In August 2013, the United Nations mission in the Democratic Republic of the Congo, MONUSCO, rescued 82 children, some as young as eight, who had been forcibly recruited by the militia as child soldiers. MONUSCO claimed that a total of 163, including 22 girls, had been freed since the beginning of the year. The UN Office for the Coordination of Humanitarian Affairs said that the effects of the Kata Katanga's insurgency had spread to half of Katanga's 22 territories by March 2013.

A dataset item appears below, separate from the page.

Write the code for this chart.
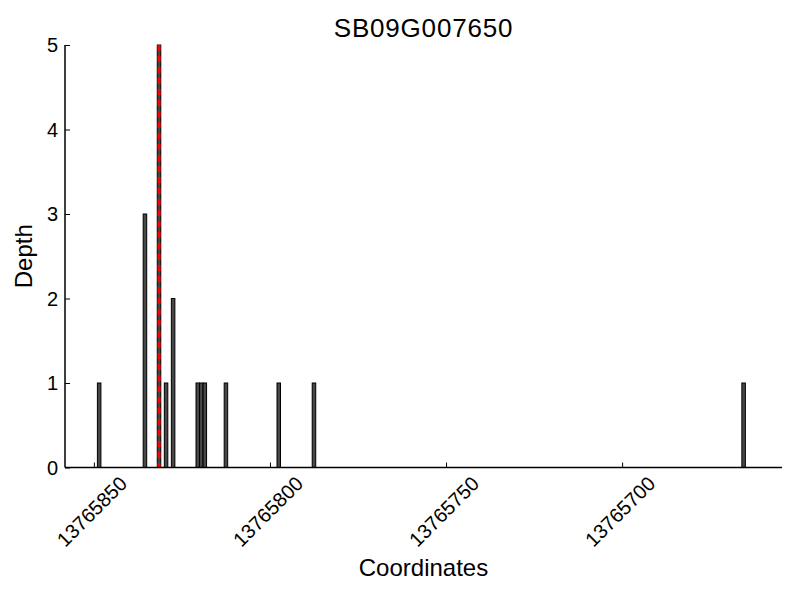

Kata Katanga violence declined after 2013 and, in 2015, Kyungu announced that he would create a political party to stand in the anticipated elections in 2017. In October 2016, Kyungu himself and several hundred rebels surrendered their weapons in a ceremony in Lubumbashi. His party is the Movement of African Revolutionary Independentists (Mouvement des Indépendantistes Révolutionnaires Africains, MIRA). The group's political affiliation is unclear, with no apparent links to foreign funding or national allies, and its activities have a regional reach.

Kata Katanga remains active and made several "incursions" into towns and cities in Katanga. Three government soldiers and two rebels were killed during a confrontation in Lubumbashi in October 2019. Several further incursions were made into towns across Katanga on 29 March 2020 in which 30 rebels were killed. A further attack in Lubumbashi took place on 25 September 2020 in which 16 rebels and three soldiers were killed. In the attack, the militia again used the Katanga flag and were armed primarily with machetes.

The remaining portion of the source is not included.